When you open a browser and go to a website protected with HTTPS, your browser will verify the “chain of trust” established by the certificate covering the domain name in question provided by the website you’re visiting. That’s what enables the first step in establishing an HTTPS connection — the “handshake,” the beginning of an SSL or TLS connection, during which encrypted data can be exchanged freely between two applications (your browser and a website for example) on the internet.
That’s basically how SSL or TLS certificates work. But to understand the difference between SSL and TLS, we need to take a look at the history of SSL and TLS.
How was SSL created?
While the prehistory of SSL extends back into the mid-1980s, the original SSL protocols were developed at Netscape Communications. They called the protocols Secure Sockets Layer (or SSL), a name that refers to the two ends of a particular exchange of information over a network.
The first version of SSL, version 1.0, contained too many security flaws to be released, but in 1995 they released SSL 2.0 and shipped it with their flagship internet browser, Netscape Navigator.
Browser wars
The 1990s saw the first major battle in what are now called the “Browser Wars.” This refers to the intense competition and fight for dominance among the developers of different web browser software. This first round of the Browser Wars featured the market-dominant Netscape Navigator being challenged by Microsoft’s Internet Explorer for dominance.
SSL was a key advantage that Netscape had over Microsoft, but it did have some security flaws nonetheless.
It wasn’t long before Microsoft developed their own security protocol derived from SSL 2.0 that fixed these flaws called Private Communications Technology or PCT to compete with Netscape’s SSL.
Not to be outdone, Netscape completely redesigned SSL and released a new version — SSL 3.0.
The birth of TLS
Having competing, proprietary protocols for internet security would ultimately mean making the internet less secure overall, and would require websites to implement multiple security standards to be compatible with all web browsers.
So, many of the developers who had worked on the original SSL protocol developed a proposal for the Internet Engineering Task Force, the body through which the standard protocols and architecture of the internet are proposed, refined, and published as standards to be universally used and applied.
The proposal essentially consisted of making SSL 3.0 into an internet standard.
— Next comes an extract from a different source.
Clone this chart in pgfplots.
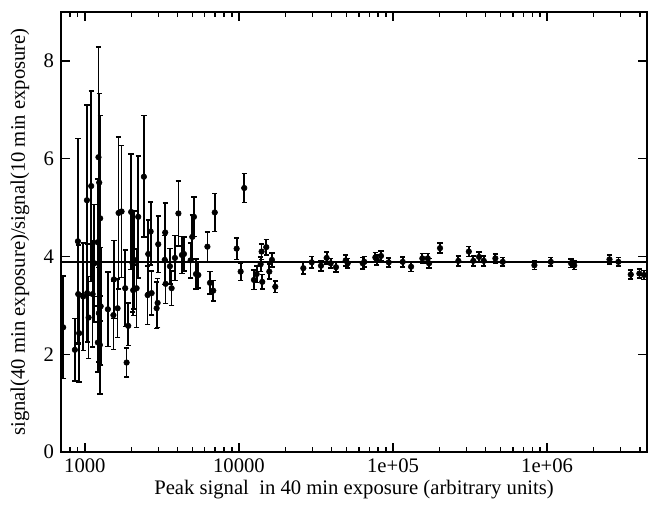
\documentclass[border=0pt]{standalone}
\usepackage{fontspec}
\setmainfont{Liberation Serif}
\usepackage{pgfplots}
\usepackage{pgfplotstable}
\pgfplotsset{compat=1.18}
\pgfplotstableread{
x y ep em
723 2.55 1.05 1.05
861 2.09 0.64 0.64
901 4.31 2.10 2.10
905 3.23 1.00 1.00
918 2.43 0.80 1.00
975 3.18 1.10 1.10
1031 5.15 1.95 1.95
1035 3.25 1.00 1.00
1057 2.75 0.84 0.84
1099 5.44 1.95 1.95
1122 3.23 1.08 1.08
1152 3.86 1.20 1.20
1209 4.29 1.30 1.30
1214 2.24 0.94 0.60
1225 6.03 2.26 2.26
1232 2.84 1.00 1.00
1239 5.51 1.82 1.82
1251 2.19 1.00 1.00
1257 4.78 2.10 2.10
1266 2.98 1.20 1.20
1410 2.92 0.76 0.76
1532 2.80 0.70 0.70
1543 3.53 0.80 0.80
1630 2.94 0.60 0.60
1655 4.89 1.55 1.55
1730 4.92 1.35 1.35
1827 3.35 0.78 0.78
1866 1.83 0.30 0.30
1911 2.58 0.47 0.40
1997 4.91 1.18 1.18
2040 3.86 1.00 1.00
2058 3.31 0.52 0.52
2080 3.93 1.00 1.00
2167 3.35 0.80 0.80
2218 4.81 1.25 1.25
2415 5.63 1.25 1.23
2554 3.21 0.60 0.60
2577 4.05 0.69 0.80
2672 4.51 0.60 0.69
2711 3.25 0.45 0.45
2922 2.94 0.54 0.41
2966 3.05 0.50 0.50
2993 4.25 0.58 0.58
3300 3.93 0.50 0.50
3322 4.49 0.60 1.05
3342 3.44 0.48 0.40
3565 3.80 0.36 0.36
3656 3.35 0.35 0.35
3840 3.97 0.46 0.46
4046 4.88 0.66 0.67
4265 4.03 0.38 0.38
4395 4.05 0.35 0.35
4856 3.92 0.36 0.36
4977 4.40 0.45 0.45
5103 4.81 0.40 0.40
5260 3.64 0.31 0.31
5446 3.62 0.27 0.27
6241 4.20 0.30 0.30
6486 3.46 0.23 0.23
6810 3.30 0.21 0.21
6965 4.90 0.39 0.39
9661 4.16 0.22 0.22
10257 3.69 0.18 0.18
10820 5.40 0.30 0.30
12510 3.52 0.20 0.20
13030 3.64 0.17 0.17
13830 3.84 0.15 0.15
14030 4.10 0.16 0.16
14160 3.48 0.15 0.15
15040 4.19 0.16 0.16
15740 3.69 0.15 0.15
16370 3.93 0.14 0.14
17210 3.38 0.12 0.12
26170 3.76 0.12 0.12
29660 3.88 0.12 0.12
34070 3.81 0.11 0.11
37080 3.97 0.12 0.12
39380 3.86 0.10 0.10
42630 3.78 0.10 0.10
49290 3.92 0.11 0.11
50780 3.86 0.10 0.10
63600 3.86 0.12 0.12
65110 3.89 0.11 0.11
76750 3.98 0.10 0.10
78370 3.93 0.10 0.10
83570 4.01 0.10 0.10
93750 3.88 0.09 0.09
115600 3.89 0.10 0.10
130900 3.79 0.10 0.10
154900 3.96 0.10 0.10
168000 3.96 0.10 0.10
171300 3.86 0.10 0.10
201800 4.17 0.10 0.10
265400 3.91 0.10 0.10
310300 4.10 0.10 0.10
332000 3.91 0.10 0.10
361600 3.99 0.10 0.10
388100 3.91 0.10 0.10
461400 3.96 0.09 0.09
515300 3.89 0.09 0.09
827000 3.82 0.09 0.09
1057000 3.89 0.09 0.09
1430000 3.86 0.09 0.09
1500000 3.82 0.09 0.09
2540000 3.94 0.09 0.09
2900000 3.89 0.09 0.09
3490000 3.63 0.09 0.09
3970000 3.65 0.09 0.09
4260000 3.62 0.09 0.09
}\ratiodata
\begin{document}
\fontsize{15.5}{18}\selectfont
\begin{tikzpicture}
\begin{axis}[
  scale only axis, width=439.5pt, height=330pt,
  xmode=log, xmin=700, xmax=4.45e6, ymin=0, ymax=9,
  xtick={1000,10000,100000,1000000},
  xticklabels={1000,10000,1e+05,1e+06},
  minor xtick={700,800,900,2000,3000,4000,5000,6000,7000,8000,9000,20000,30000,40000,50000,60000,70000,80000,90000,200000,300000,400000,500000,600000,700000,800000,900000,2000000,3000000,4000000},
  ytick={0,2,4,6,8}, yticklabels={0,2,4,6,8},
  minor ytick={},
  tick align=inside, xtick pos=both, ytick pos=both,
  major tick length=7pt, minor tick length=4pt,
  every tick/.style={black, line width=1pt},
  axis line style={line width=1.5pt},
  ticklabel style={font=\fontsize{15.5}{18}\selectfont},
  label style={font=\fontsize{15.5}{18}\selectfont},
  xlabel={Peak signal\ \ in 40 min exposure (arbitrary units)},
  ylabel={signal(40 min exposure)/signal(10 min exposure)},
  xlabel style={at={(axis description cs:0.5,-0.0977)}, anchor=base},
  ylabel style={at={(axis description cs:-0.07,0.5)}, anchor=center},
]
\addplot[black, line width=1.2pt] coordinates {(700,3.89) (4.45e6,3.89)};
\addplot[black, only marks, mark=*, mark size=2.1pt,
  error bars/.cd, y dir=both, y explicit,
  error bar style={line width=1.3pt, black},
  error mark options={mark size=2pt, line width=1.2pt, black, rotate=90}]
  table[x=x, y=y, y error plus=ep, y error minus=em] {\ratiodata};
\coordinate (bl) at (rel axis cs:-0.1041,-0.1273);
\coordinate (tr) at (rel axis cs:1.0051,1.0273);
\end{axis}
\path (bl) rectangle (tr);
\end{tikzpicture}
\end{document}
With some minor changes, they re-branded SSL as Transport Layer Security, or TLS, a reference to the networking ‘layer’ that TLS serves to secure.
In essence, then, TLS is something of a rebranding of SSL. Because of the browser wars, the engineers who worked on it wanted it to be at least superficially distinct from the protocol that was initially developed under the auspices of Netscape, even though TLS 1.0 was essentially SSL 3.1, but one that Microsoft could accept and use for Internet Explorer.
Since then, TLS has been improved several times, and the current version is TLS 1.3. For its part, even though TLS 1.0 came out in 1999, SSL 3.0 was not deprecated until 2015 after in 2014 it was found vulnerable to POODLE attacks (no, nothing to do with dogs).
Which is correct: SSL or TLS?
So technically speaking, TLS is the correct term (and protocol) to use since all versions of SSL are now officially deprecated. But you’ll still hear and see references to SSL certificates, and “SSL certificate” is still a high ranking keyword on search engines.
The main reason is because “SSL” and “SSL Certificate” have come to be much more well known as a term than TLS. And even though SSL is actually no longer used, “SSL” is still used to refer to what is, in actuality, TLS.
So for the question of which term is correct, the technically correct answer is TLS, but culturally speaking, SSL still has relevance.